How important are hotels in our assets? It is the same answer to the question "Why develop mixed projects?” Hotels will benefit from the transformation of our assets, the destinations that make up our shopping centres and the city districts that we are developing on projects such as Copenhagen. Hotels have an economic sense that meets our expectations when the location is well chosen and the market lends itself to it.
What is our strategy? Let me give you some criteria for our hotel developments. It is, first of all, on a case-by-case basis: it is not systematic. We will not acquire hotel projects that are stand-alone but only in a mixed project context. Then, the volume must be sufficient. Also, our assets are always located in very large cities, and it is very relevant, when communications are right, when there are offices nearby, etc., to develop these hotels. We will develop hotels with more than 100 keys when the conditions are right, as part of a mixed project.

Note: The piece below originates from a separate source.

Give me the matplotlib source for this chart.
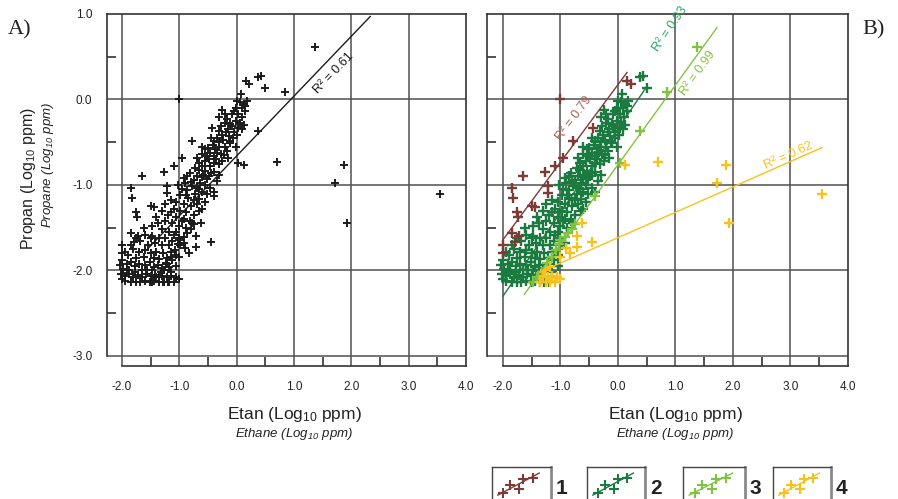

We are able to make leases, management contracts, even if we have some constraints on the management contract, particularly in terms of guaranteed income and employee portability. In terms of disposal strategy, it is also on a case-by-case basis. It will depend on how they intertwine with the overall project. Generally speaking, hotels are not on an asset class that we will want to keep over the very long term, like retail. We will therefore make arrangements in the years following delivery.
Therefore, we must retain the pipeline volume. The transformation that has already begun in the existing pipeline will continue as part of our densification strategy. This densification strategy is based on retail, which creates the destination and is thus really used as a catalyst for these projects. Finally, hotels are an integral part of our thinking on these projects, and perfectly correspond to our vision of the synergies that can be created in such projects between the different asset classes.